*PROBLEM DESCRIPTION*
Of all the lines here, how many include the string "page"? Answer with the number only.

[START DATA]

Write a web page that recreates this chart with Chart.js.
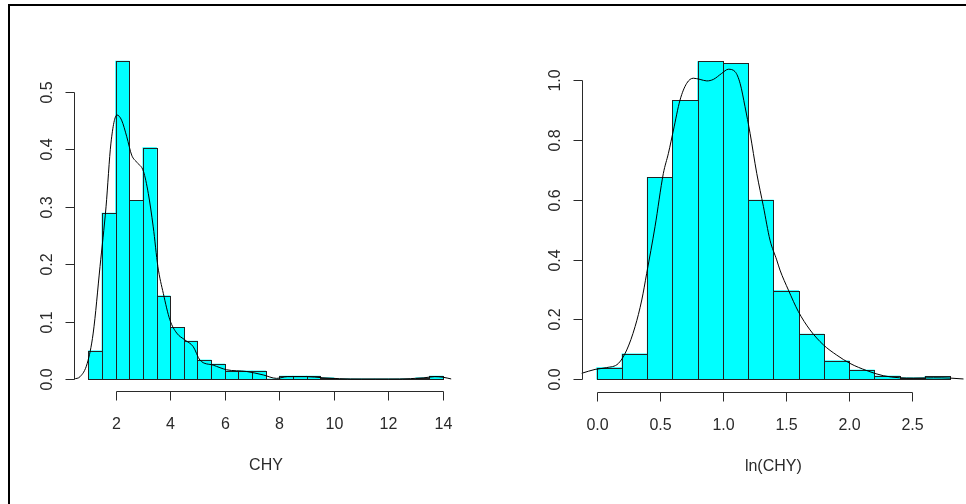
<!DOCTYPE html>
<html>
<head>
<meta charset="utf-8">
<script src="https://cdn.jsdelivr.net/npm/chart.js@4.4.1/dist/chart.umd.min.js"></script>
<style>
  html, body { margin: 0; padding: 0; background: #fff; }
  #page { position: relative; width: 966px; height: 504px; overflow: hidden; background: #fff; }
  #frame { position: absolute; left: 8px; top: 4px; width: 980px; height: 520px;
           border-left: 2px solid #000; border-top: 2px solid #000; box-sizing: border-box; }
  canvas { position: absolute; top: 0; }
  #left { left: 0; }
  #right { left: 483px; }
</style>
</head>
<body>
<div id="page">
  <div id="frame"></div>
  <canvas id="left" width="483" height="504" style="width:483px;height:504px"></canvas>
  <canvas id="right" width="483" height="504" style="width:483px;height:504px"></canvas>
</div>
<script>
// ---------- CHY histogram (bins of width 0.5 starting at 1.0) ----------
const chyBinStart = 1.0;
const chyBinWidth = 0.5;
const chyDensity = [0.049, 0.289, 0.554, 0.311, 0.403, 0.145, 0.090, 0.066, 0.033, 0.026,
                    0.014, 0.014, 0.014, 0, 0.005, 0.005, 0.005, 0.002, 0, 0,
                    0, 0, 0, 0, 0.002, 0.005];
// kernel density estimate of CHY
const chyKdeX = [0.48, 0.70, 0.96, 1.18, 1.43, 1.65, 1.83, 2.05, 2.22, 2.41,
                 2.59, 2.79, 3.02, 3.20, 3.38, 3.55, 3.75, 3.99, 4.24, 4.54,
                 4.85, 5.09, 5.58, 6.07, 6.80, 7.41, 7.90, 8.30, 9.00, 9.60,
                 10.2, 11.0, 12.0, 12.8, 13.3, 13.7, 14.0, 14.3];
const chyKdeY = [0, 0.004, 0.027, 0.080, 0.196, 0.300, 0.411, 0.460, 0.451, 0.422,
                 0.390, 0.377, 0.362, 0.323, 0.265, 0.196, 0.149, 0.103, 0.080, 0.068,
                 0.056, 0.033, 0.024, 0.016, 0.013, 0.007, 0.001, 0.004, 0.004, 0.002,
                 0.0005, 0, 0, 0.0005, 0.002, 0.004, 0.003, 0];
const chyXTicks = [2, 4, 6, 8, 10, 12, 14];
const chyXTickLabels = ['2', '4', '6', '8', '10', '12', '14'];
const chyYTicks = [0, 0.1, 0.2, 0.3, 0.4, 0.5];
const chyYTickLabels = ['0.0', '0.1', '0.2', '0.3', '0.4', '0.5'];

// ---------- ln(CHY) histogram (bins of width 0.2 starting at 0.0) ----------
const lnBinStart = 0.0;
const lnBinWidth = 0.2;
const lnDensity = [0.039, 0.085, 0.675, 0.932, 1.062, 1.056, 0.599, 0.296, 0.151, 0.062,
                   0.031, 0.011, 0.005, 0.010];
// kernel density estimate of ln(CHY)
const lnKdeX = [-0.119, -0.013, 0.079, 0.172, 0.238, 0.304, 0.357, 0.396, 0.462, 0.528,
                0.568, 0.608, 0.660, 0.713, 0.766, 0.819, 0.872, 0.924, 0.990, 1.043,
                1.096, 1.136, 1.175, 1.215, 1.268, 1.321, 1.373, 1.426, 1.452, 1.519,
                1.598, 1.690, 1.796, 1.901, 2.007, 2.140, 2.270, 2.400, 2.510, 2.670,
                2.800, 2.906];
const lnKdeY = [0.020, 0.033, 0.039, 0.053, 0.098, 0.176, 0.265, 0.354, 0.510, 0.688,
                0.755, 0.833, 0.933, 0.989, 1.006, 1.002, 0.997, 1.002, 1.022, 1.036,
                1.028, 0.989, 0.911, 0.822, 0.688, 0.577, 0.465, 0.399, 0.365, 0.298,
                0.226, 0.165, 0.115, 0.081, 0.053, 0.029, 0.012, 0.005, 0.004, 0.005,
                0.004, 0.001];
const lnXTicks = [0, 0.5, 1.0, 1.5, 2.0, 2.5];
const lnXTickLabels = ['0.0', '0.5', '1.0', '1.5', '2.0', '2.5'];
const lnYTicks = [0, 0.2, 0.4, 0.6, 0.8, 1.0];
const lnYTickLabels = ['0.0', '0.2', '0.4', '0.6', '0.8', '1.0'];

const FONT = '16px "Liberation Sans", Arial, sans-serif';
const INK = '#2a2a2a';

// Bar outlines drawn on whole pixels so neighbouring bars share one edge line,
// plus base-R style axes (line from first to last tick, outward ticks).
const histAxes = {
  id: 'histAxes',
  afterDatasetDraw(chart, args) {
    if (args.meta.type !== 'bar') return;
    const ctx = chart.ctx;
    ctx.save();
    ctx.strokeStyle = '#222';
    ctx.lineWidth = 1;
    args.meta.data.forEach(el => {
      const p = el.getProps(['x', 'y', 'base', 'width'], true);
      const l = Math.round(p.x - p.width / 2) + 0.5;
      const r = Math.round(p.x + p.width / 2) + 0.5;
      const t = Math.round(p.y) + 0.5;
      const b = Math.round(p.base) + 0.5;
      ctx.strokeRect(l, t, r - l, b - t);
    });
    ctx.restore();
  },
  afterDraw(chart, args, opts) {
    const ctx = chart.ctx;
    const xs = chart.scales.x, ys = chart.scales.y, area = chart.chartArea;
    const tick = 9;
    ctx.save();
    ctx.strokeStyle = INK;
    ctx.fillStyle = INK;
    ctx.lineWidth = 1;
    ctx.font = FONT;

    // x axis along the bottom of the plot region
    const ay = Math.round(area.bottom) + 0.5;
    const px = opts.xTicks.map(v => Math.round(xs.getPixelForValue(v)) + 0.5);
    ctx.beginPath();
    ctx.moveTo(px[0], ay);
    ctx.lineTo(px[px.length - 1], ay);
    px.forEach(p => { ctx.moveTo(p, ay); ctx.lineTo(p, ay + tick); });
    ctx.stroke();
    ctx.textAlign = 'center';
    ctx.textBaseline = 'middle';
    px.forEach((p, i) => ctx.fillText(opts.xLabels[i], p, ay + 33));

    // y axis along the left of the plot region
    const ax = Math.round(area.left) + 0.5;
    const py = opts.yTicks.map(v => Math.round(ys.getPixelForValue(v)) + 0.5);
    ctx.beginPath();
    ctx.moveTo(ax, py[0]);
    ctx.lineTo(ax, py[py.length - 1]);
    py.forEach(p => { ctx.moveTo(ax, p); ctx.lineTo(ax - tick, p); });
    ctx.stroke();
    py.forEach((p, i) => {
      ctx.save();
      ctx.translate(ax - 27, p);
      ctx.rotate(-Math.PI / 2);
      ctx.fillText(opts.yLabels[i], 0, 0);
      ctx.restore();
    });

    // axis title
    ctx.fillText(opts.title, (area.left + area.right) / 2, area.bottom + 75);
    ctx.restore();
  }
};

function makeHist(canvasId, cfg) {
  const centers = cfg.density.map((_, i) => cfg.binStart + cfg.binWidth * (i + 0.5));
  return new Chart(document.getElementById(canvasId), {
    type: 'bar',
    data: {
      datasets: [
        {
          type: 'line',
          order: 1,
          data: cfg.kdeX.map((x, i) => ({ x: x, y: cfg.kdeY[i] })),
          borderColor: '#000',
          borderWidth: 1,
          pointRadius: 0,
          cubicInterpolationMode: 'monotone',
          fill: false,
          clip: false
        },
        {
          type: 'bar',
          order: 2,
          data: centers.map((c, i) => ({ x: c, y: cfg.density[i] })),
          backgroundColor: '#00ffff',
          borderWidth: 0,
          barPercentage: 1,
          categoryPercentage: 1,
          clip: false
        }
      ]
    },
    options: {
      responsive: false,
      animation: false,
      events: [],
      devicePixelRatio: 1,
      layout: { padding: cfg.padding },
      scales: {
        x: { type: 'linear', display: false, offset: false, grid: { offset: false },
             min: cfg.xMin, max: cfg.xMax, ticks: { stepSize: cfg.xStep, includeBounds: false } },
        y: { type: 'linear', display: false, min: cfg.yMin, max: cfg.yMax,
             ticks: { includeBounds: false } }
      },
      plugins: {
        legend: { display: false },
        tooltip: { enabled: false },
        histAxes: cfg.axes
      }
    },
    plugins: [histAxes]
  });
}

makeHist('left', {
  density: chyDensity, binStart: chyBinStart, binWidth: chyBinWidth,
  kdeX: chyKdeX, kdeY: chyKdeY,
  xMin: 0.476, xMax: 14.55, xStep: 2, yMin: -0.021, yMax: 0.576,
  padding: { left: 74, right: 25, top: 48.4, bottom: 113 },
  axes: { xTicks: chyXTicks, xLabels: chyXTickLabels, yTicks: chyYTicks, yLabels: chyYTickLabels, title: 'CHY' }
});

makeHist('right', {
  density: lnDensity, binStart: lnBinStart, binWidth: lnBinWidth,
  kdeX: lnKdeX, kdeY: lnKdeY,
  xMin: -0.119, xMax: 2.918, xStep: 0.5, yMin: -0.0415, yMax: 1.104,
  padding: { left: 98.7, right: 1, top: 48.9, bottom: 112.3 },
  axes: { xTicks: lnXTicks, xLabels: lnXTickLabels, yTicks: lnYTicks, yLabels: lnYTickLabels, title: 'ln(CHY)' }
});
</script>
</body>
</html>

[END DATA]

*EXPECTED OUTPUT*
3